Bevy Of CCPA Amendments Pass California Assembly. Next Stop: The Senate

A crop of amendments to the California Consumer Protection Act have been sent to the state Senate for a vote.

The bills, which aim to modify and clarify the regulation, were first approved in waves by the California Assembly throughout the month of May. The ones that receive the Senate’s eventual blessing will then head to the governor for his signature before being enacted into law.

Although these amendments are meant to explicate the hastily passed law, the timing is such – CCPA is slated to take effect on Jan. 1, 2020 – that there’s a possibility the changes will be ratified at just around the same time California Attorney General Xavier Becerra issues implementing regulations, said Gary Kibel, a partner at Gilbert & Davis LLP.

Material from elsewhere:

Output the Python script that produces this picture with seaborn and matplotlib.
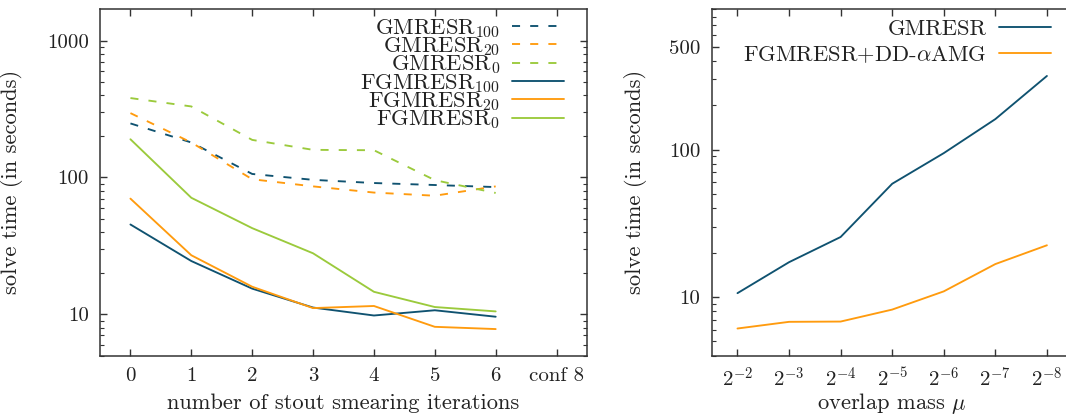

Under CCPA, the AG’s office is required to draft rules roughly three or four months before year’s end to help interpret the law and govern oversight and enforcement.

In other words, there are a heck of a lot of moving parts here.

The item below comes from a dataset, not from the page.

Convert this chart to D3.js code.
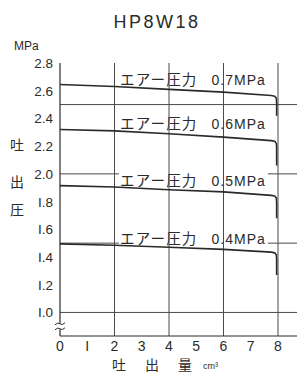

“While the ad tech industry has been hoping that these regulations could provide much-needed insight on how many CCPA requirements impact the industry, the conflux of these two events could further cloud, as opposed to clarify, the situation,” Kibel said.

What passed?

A bunch of the amendments exempt certain types of businesses or data types from being subject to the law, including insurance companies, companies complying with government requests or dealing with security or fraud issues, vehicle repair data and employee and job application-related data. (AB 981, AB 1416, AB 1146 and AB 25).

Other of the amendments seek to tweak the definition of personal information under CCPA, such as AB 873, which broadens the language from data that is “capable of being associated” with a person or household, to data that is “reasonably capable” of being associated.

AB 1355 excludes de-identified and aggregated consumer information from the definition of personal information, while AB 874 tones down the definition by excluding info collected from public records.

Rounding out the bills, AB 1564 would allow businesses to only have one method of contact for consumers submitting information requests (either an email or a toll-free phone number, but no need for both); AB 1202 would require data brokers to honor opt outs; and AB 846 would ensure that the CCPA doesn’t apply to loyalty programs, rewards and coupons.

All in all, a mixed bag for the industry, Kibel said, some of which would be helpful to marketers and ad tech companies, and some that would be less so.

“It remains to be seen which way the pendulum will swing on this,” he said.

More to come?

Regardless, marketers need to pay close attention to these amendments as they wend their way through the California State Legislature, and also to whatever rule-making comes out of the AG’s office.

It’s becoming increasingly clear that the CCPA is going to set the tone and act as the “federal de facto standard for a while,” said Jonathan Lacoste, president and co-founder of Jebbit, a Boston-based startup that helps marketers collect opted-in data directly from consumers.

Not only would a Republican-controlled Senate and Democrat-controlled House need to compromise for federal legislation to pass, but House Speaker Nancy Pelosi is from California, Lacoste pointed out, and it’s hard to see her supporting the preemption of a state law passed by her constituents unless it’s to pass a far more comprehensive regulation.

“The impact? CCPA is here to stay for the foreseeable future,” Lacoste said.

Industry lobbyists will probably keep pushing for more changes right up until the law goes into effect in January 2020, Lacoste said, but it’s unlikely that the Assembly or the Senate will consider additional amendments, since companies need a fair and reasonable amount of time to get into compliance with what’s already and perhaps soon to be on the books.